Start Provided material
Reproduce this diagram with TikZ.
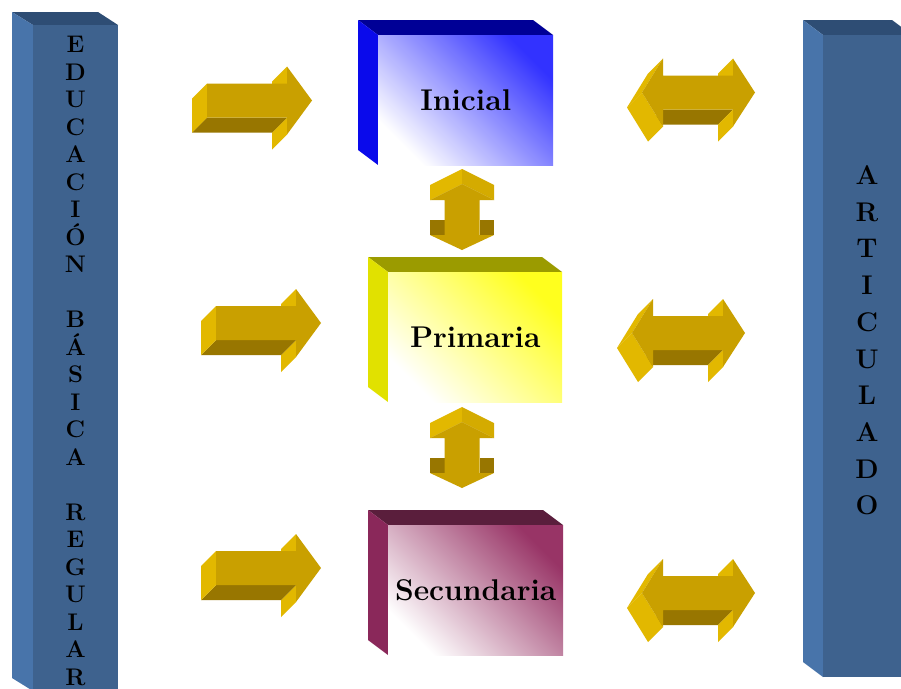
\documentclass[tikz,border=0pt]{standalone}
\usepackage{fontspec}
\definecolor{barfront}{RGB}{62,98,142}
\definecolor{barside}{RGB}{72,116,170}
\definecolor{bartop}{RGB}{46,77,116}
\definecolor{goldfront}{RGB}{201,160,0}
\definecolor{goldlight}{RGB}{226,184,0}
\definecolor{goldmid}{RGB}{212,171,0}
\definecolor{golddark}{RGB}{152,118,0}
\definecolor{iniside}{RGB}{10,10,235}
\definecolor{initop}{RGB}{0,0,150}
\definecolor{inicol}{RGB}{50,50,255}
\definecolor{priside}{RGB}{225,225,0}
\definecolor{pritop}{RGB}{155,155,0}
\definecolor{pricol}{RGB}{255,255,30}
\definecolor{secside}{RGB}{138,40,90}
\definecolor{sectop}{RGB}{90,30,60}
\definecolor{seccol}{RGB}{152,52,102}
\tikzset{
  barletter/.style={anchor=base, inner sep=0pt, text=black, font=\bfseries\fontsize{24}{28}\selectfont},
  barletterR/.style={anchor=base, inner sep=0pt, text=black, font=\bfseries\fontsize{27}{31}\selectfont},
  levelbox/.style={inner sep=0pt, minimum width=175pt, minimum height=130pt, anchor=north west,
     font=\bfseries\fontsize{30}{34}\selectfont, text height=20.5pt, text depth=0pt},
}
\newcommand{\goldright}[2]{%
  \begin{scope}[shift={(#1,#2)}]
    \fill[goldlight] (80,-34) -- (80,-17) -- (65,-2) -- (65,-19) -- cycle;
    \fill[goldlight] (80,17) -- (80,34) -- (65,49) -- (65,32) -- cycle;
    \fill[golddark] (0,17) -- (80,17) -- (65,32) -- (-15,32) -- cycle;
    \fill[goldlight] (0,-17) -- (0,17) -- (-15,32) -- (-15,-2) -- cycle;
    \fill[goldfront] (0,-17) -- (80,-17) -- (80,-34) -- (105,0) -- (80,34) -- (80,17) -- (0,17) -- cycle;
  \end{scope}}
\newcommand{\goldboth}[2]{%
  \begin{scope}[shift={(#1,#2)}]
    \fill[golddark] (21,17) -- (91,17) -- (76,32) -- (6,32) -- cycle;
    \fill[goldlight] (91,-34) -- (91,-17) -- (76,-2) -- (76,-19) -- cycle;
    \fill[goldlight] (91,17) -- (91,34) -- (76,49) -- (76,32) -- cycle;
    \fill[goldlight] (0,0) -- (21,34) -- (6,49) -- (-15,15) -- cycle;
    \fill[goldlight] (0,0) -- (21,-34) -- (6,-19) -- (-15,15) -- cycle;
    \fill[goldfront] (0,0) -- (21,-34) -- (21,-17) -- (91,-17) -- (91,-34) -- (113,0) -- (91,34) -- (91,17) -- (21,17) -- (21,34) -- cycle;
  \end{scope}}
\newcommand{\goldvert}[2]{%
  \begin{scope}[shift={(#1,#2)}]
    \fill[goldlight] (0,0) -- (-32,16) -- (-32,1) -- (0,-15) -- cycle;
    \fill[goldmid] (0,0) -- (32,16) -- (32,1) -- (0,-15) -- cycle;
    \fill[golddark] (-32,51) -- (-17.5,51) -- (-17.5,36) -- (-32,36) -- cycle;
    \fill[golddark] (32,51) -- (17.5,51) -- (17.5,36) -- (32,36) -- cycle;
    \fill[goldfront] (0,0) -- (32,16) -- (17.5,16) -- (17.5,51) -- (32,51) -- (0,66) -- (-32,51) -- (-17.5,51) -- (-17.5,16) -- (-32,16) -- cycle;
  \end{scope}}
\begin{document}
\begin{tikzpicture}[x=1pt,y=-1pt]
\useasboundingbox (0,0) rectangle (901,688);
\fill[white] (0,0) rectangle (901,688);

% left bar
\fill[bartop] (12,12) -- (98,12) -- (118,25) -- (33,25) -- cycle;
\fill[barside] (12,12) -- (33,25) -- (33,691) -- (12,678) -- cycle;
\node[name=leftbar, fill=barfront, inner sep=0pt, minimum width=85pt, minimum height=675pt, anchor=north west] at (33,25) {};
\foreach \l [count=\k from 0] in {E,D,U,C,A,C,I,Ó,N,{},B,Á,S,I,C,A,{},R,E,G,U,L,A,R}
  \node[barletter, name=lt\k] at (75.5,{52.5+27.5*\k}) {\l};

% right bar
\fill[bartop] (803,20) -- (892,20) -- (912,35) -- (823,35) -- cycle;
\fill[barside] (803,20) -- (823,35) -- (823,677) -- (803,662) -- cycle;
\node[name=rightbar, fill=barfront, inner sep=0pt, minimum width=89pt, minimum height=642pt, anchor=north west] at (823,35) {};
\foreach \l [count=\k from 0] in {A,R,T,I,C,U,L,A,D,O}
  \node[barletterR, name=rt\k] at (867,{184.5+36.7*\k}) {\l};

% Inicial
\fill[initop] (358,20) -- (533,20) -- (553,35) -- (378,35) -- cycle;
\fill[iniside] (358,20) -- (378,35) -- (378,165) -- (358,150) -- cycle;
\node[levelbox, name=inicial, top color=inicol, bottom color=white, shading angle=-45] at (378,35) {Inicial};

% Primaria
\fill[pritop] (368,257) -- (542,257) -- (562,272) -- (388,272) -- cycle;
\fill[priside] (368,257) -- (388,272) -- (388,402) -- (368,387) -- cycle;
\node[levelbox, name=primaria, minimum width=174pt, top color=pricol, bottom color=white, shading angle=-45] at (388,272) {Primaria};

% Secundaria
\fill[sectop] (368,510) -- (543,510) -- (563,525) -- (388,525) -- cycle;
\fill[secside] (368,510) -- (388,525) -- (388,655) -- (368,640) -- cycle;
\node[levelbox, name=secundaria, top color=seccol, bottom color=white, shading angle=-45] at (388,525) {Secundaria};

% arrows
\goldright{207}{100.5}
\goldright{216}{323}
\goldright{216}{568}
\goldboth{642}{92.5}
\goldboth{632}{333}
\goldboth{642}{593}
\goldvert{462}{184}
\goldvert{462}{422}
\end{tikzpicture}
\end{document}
End Provided material
> Goal
Reproduce the material above in full and without alteration, but skip all pictures.

> Result for this task
Reproduce this diagram with TikZ.
\documentclass[tikz,border=0pt]{standalone}
\usepackage{fontspec}
\definecolor{barfront}{RGB}{62,98,142}
\definecolor{barside}{RGB}{72,116,170}
\definecolor{bartop}{RGB}{46,77,116}
\definecolor{goldfront}{RGB}{201,160,0}
\definecolor{goldlight}{RGB}{226,184,0}
\definecolor{goldmid}{RGB}{212,171,0}
\definecolor{golddark}{RGB}{152,118,0}
\definecolor{iniside}{RGB}{10,10,235}
\definecolor{initop}{RGB}{0,0,150}
\definecolor{inicol}{RGB}{50,50,255}
\definecolor{priside}{RGB}{225,225,0}
\definecolor{pritop}{RGB}{155,155,0}
\definecolor{pricol}{RGB}{255,255,30}
\definecolor{secside}{RGB}{138,40,90}
\definecolor{sectop}{RGB}{90,30,60}
\definecolor{seccol}{RGB}{152,52,102}
\tikzset{
  barletter/.style={anchor=base, inner sep=0pt, text=black, font=\bfseries\fontsize{24}{28}\selectfont},
  barletterR/.style={anchor=base, inner sep=0pt, text=black, font=\bfseries\fontsize{27}{31}\selectfont},
  levelbox/.style={inner sep=0pt, minimum width=175pt, minimum height=130pt, anchor=north west,
     font=\bfseries\fontsize{30}{34}\selectfont, text height=20.5pt, text depth=0pt},
}
\newcommand{\goldright}[2]{%
  \begin{scope}[shift={(#1,#2)}]
    \fill[goldlight] (80,-34) -- (80,-17) -- (65,-2) -- (65,-19) -- cycle;
    \fill[goldlight] (80,17) -- (80,34) -- (65,49) -- (65,32) -- cycle;
    \fill[golddark] (0,17) -- (80,17) -- (65,32) -- (-15,32) -- cycle;
    \fill[goldlight] (0,-17) -- (0,17) -- (-15,32) -- (-15,-2) -- cycle;
    \fill[goldfront] (0,-17) -- (80,-17) -- (80,-34) -- (105,0) -- (80,34) -- (80,17) -- (0,17) -- cycle;
  \end{scope}}
\newcommand{\goldboth}[2]{%
  \begin{scope}[shift={(#1,#2)}]
    \fill[golddark] (21,17) -- (91,17) -- (76,32) -- (6,32) -- cycle;
    \fill[goldlight] (91,-34) -- (91,-17) -- (76,-2) -- (76,-19) -- cycle;
    \fill[goldlight] (91,17) -- (91,34) -- (76,49) -- (76,32) -- cycle;
    \fill[goldlight] (0,0) -- (21,34) -- (6,49) -- (-15,15) -- cycle;
    \fill[goldlight] (0,0) -- (21,-34) -- (6,-19) -- (-15,15) -- cycle;
    \fill[goldfront] (0,0) -- (21,-34) -- (21,-17) -- (91,-17) -- (91,-34) -- (113,0) -- (91,34) -- (91,17) -- (21,17) -- (21,34) -- cycle;
  \end{scope}}
\newcommand{\goldvert}[2]{%
  \begin{scope}[shift={(#1,#2)}]
    \fill[goldlight] (0,0) -- (-32,16) -- (-32,1) -- (0,-15) -- cycle;
    \fill[goldmid] (0,0) -- (32,16) -- (32,1) -- (0,-15) -- cycle;
    \fill[golddark] (-32,51) -- (-17.5,51) -- (-17.5,36) -- (-32,36) -- cycle;
    \fill[golddark] (32,51) -- (17.5,51) -- (17.5,36) -- (32,36) -- cycle;
    \fill[goldfront] (0,0) -- (32,16) -- (17.5,16) -- (17.5,51) -- (32,51) -- (0,66) -- (-32,51) -- (-17.5,51) -- (-17.5,16) -- (-32,16) -- cycle;
  \end{scope}}
\begin{document}
\begin{tikzpicture}[x=1pt,y=-1pt]
\useasboundingbox (0,0) rectangle (901,688);
\fill[white] (0,0) rectangle (901,688);

% left bar
\fill[bartop] (12,12) -- (98,12) -- (118,25) -- (33,25) -- cycle;
\fill[barside] (12,12) -- (33,25) -- (33,691) -- (12,678) -- cycle;
\node[name=leftbar, fill=barfront, inner sep=0pt, minimum width=85pt, minimum height=675pt, anchor=north west] at (33,25) {};
\foreach \l [count=\k from 0] in {E,D,U,C,A,C,I,Ó,N,{},B,Á,S,I,C,A,{},R,E,G,U,L,A,R}
  \node[barletter, name=lt\k] at (75.5,{52.5+27.5*\k}) {\l};

% right bar
\fill[bartop] (803,20) -- (892,20) -- (912,35) -- (823,35) -- cycle;
\fill[barside] (803,20) -- (823,35) -- (823,677) -- (803,662) -- cycle;
\node[name=rightbar, fill=barfront, inner sep=0pt, minimum width=89pt, minimum height=642pt, anchor=north west] at (823,35) {};
\foreach \l [count=\k from 0] in {A,R,T,I,C,U,L,A,D,O}
  \node[barletterR, name=rt\k] at (867,{184.5+36.7*\k}) {\l};

% Inicial
\fill[initop] (358,20) -- (533,20) -- (553,35) -- (378,35) -- cycle;
\fill[iniside] (358,20) -- (378,35) -- (378,165) -- (358,150) -- cycle;
\node[levelbox, name=inicial, top color=inicol, bottom color=white, shading angle=-45] at (378,35) {Inicial};

% Primaria
\fill[pritop] (368,257) -- (542,257) -- (562,272) -- (388,272) -- cycle;
\fill[priside] (368,257) -- (388,272) -- (388,402) -- (368,387) -- cycle;
\node[levelbox, name=primaria, minimum width=174pt, top color=pricol, bottom color=white, shading angle=-45] at (388,272) {Primaria};

% Secundaria
\fill[sectop] (368,510) -- (543,510) -- (563,525) -- (388,525) -- cycle;
\fill[secside] (368,510) -- (388,525) -- (388,655) -- (368,640) -- cycle;
\node[levelbox, name=secundaria, top color=seccol, bottom color=white, shading angle=-45] at (388,525) {Secundaria};

% arrows
\goldright{207}{100.5}
\goldright{216}{323}
\goldright{216}{568}
\goldboth{642}{92.5}
\goldboth{632}{333}
\goldboth{642}{593}
\goldvert{462}{184}
\goldvert{462}{422}
\end{tikzpicture}
\end{document}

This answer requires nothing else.